>>>>>

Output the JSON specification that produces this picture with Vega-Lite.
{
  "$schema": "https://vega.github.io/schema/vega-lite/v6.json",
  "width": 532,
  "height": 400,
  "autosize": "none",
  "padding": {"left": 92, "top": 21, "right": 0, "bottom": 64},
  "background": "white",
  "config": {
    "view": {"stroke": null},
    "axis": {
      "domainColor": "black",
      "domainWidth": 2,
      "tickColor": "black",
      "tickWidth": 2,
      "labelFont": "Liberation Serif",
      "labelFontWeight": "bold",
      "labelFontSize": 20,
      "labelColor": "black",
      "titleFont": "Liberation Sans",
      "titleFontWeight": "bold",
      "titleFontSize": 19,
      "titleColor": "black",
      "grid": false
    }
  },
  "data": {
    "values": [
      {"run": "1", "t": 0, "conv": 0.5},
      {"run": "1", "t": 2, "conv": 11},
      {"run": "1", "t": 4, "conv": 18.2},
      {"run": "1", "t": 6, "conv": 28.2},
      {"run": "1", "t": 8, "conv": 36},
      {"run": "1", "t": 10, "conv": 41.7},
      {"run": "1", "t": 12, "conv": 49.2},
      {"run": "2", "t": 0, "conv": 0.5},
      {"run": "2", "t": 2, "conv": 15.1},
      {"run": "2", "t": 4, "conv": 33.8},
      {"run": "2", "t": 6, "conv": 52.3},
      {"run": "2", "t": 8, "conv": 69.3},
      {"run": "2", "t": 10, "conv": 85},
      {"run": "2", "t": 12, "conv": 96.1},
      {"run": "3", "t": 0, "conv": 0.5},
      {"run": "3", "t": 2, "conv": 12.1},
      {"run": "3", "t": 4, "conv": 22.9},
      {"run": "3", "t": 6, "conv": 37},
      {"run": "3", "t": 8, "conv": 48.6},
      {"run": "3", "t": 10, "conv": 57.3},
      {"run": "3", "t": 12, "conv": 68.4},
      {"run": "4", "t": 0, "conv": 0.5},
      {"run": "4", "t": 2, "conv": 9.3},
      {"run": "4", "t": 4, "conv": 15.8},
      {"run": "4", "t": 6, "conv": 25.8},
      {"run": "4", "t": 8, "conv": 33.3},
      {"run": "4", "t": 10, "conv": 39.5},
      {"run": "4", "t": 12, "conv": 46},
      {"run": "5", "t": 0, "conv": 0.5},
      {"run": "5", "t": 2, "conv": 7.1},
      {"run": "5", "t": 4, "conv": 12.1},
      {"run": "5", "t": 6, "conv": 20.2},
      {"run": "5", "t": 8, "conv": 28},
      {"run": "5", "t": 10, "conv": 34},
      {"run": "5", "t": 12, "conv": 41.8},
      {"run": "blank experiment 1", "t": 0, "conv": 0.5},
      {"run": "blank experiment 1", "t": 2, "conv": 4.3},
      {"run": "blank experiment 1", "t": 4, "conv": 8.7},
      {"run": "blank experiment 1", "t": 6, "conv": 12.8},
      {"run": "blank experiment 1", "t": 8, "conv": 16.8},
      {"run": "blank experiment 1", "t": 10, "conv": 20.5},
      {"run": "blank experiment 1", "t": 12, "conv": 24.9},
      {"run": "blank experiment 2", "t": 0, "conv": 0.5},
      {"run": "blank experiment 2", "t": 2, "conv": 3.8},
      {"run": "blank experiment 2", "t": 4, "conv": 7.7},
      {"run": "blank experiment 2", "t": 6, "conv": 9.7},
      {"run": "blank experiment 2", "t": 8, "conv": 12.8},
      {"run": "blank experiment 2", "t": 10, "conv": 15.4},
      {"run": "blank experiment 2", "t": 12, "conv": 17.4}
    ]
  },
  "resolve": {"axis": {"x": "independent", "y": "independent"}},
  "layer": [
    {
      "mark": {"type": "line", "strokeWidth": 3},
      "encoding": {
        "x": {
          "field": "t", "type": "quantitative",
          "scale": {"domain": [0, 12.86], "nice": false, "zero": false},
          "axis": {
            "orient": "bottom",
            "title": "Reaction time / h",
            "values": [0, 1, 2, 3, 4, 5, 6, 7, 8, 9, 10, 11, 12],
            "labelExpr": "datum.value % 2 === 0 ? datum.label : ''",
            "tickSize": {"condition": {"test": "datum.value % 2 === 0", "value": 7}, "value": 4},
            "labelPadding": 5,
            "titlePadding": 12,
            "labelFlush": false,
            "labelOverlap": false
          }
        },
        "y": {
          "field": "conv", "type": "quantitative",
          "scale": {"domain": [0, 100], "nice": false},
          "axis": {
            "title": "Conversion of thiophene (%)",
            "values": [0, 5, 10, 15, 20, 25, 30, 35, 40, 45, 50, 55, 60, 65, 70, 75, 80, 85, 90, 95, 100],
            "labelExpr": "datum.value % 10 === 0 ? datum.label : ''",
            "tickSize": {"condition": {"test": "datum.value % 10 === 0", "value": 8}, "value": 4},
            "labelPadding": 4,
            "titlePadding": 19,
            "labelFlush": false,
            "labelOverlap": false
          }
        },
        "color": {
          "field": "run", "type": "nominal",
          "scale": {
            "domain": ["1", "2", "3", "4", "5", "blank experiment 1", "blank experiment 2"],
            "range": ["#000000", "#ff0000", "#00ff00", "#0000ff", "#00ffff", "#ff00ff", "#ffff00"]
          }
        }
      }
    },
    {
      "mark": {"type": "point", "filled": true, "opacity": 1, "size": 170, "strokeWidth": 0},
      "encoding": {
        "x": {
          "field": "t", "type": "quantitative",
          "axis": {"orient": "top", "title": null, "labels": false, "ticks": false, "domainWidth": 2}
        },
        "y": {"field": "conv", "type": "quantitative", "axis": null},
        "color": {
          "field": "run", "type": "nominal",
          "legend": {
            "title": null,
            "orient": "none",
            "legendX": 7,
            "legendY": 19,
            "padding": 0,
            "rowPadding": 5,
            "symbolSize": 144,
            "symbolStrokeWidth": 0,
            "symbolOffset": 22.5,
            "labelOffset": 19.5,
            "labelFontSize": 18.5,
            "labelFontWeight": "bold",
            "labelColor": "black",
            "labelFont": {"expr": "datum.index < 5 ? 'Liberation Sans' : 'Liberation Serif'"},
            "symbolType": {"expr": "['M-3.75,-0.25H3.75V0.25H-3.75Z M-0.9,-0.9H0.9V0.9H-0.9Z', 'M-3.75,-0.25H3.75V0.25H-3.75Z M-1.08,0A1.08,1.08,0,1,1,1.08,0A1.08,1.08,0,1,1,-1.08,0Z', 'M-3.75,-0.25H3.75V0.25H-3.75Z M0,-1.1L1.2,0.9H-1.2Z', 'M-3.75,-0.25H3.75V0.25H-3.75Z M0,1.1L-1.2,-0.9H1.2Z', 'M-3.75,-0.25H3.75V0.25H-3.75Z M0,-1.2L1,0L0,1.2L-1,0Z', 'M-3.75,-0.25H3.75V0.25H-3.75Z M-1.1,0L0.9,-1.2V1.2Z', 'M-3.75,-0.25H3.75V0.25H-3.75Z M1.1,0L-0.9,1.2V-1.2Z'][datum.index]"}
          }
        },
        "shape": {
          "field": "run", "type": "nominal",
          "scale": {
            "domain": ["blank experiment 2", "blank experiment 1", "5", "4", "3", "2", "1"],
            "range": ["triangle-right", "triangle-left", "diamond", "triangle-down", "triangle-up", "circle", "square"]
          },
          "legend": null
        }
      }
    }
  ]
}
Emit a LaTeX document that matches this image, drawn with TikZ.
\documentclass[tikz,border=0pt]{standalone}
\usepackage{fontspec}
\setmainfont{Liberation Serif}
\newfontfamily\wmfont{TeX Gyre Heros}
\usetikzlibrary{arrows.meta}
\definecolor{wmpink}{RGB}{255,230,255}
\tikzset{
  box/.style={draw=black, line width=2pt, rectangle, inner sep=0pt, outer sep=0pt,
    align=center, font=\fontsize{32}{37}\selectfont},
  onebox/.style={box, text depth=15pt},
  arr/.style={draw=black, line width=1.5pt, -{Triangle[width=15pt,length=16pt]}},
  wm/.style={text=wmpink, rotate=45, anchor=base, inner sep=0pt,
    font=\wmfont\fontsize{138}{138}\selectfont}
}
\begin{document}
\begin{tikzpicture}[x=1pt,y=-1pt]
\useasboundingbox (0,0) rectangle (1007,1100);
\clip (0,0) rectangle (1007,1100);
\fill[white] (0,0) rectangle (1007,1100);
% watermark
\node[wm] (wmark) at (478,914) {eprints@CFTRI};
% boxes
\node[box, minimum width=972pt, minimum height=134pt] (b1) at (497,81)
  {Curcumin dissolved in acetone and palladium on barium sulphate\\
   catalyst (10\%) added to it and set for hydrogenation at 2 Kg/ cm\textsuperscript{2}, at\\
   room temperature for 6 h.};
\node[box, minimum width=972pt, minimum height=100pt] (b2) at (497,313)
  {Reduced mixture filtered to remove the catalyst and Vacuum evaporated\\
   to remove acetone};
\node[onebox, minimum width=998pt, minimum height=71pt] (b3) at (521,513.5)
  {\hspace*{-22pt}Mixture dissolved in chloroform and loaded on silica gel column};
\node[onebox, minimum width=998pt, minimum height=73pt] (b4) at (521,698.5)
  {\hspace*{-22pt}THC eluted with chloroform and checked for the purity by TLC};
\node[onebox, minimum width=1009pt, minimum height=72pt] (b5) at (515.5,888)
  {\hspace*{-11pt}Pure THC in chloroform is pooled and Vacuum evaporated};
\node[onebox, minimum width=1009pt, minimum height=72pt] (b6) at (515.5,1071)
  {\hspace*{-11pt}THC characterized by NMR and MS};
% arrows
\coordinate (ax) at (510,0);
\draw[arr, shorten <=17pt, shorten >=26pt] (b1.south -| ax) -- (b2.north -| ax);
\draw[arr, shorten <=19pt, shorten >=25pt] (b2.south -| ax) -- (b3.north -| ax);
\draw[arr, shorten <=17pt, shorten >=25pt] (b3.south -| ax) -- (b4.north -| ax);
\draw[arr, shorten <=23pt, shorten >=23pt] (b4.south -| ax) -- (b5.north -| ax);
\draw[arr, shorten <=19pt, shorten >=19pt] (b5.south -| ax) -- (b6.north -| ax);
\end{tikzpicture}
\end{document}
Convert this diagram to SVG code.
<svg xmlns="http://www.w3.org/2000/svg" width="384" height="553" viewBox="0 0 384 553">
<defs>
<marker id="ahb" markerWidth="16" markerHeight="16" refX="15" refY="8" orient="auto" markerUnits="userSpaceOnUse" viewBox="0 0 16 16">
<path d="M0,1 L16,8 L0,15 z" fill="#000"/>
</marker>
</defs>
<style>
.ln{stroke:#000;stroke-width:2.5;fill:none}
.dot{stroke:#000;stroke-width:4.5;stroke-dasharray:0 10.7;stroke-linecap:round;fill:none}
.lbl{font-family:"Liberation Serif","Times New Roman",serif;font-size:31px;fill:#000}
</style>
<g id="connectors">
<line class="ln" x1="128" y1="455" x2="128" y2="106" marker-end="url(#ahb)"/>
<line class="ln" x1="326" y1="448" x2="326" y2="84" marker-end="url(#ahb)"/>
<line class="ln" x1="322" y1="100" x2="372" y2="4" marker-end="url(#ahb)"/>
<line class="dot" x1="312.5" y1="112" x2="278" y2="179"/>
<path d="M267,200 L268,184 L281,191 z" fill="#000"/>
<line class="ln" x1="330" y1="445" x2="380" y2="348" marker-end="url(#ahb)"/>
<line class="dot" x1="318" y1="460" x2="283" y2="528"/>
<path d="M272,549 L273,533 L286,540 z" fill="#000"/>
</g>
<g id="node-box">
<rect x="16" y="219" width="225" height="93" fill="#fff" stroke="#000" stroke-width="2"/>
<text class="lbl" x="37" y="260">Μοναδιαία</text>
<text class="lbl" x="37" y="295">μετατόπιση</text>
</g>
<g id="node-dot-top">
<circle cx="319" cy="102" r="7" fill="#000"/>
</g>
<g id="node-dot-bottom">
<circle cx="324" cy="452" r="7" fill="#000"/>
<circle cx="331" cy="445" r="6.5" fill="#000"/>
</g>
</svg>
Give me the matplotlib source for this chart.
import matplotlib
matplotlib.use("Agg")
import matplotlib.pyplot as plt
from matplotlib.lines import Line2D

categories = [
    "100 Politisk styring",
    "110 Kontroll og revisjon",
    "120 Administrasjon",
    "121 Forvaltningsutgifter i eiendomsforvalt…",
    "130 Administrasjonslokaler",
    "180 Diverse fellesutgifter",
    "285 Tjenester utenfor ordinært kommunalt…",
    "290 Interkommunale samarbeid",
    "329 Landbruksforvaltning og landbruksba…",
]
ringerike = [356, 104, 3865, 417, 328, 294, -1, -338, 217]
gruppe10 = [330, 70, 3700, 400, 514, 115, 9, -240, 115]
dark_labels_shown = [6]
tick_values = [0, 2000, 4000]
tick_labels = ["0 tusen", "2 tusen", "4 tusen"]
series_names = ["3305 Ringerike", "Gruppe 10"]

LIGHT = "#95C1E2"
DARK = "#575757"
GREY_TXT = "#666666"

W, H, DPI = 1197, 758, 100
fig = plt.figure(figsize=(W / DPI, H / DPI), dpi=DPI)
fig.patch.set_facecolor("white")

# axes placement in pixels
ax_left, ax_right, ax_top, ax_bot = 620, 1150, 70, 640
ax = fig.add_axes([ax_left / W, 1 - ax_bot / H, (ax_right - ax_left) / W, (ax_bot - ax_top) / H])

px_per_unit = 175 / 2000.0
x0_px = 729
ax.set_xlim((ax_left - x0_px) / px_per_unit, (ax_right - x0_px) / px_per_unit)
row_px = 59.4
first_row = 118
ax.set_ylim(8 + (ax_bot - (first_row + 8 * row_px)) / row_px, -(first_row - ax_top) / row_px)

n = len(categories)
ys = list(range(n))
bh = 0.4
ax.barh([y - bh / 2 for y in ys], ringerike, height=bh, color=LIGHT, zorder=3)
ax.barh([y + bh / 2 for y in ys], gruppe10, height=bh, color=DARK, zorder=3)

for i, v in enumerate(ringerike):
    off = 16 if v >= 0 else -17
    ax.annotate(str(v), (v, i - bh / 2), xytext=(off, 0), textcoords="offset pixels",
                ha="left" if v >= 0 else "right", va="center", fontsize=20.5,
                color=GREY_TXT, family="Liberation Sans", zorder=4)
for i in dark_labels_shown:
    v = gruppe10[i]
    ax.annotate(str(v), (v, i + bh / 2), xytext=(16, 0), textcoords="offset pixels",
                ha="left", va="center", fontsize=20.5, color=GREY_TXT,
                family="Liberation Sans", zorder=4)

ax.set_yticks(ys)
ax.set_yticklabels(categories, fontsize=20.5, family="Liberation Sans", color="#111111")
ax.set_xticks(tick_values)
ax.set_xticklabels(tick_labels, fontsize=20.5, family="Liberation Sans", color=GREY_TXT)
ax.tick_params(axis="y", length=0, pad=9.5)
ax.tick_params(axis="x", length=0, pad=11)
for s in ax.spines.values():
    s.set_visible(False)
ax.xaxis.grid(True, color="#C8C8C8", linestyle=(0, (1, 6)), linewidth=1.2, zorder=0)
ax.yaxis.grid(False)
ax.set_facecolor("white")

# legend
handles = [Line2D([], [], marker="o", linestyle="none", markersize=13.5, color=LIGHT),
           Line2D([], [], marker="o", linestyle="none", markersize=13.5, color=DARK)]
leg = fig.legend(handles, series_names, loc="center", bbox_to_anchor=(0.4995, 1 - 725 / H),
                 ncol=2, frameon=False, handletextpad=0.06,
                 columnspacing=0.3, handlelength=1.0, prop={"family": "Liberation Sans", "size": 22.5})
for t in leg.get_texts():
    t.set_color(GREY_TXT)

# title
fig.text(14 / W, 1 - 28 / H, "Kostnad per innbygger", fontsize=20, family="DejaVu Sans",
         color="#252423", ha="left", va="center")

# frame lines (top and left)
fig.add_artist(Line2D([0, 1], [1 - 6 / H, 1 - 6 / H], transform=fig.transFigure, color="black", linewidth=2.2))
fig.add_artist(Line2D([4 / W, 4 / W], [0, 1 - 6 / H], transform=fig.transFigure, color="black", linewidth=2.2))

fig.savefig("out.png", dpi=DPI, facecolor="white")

<<<<<

> [What you will do]
Exactly the lines from the line that has "Give me the matplotlib source for this chart." through the line that has "from matplotlib.lines import Line2D" are to be repeated, both included, with nothing added.

> [Output for this exercise]
Give me the matplotlib source for this chart.
import matplotlib
matplotlib.use("Agg")
import matplotlib.pyplot as plt
from matplotlib.lines import Line2D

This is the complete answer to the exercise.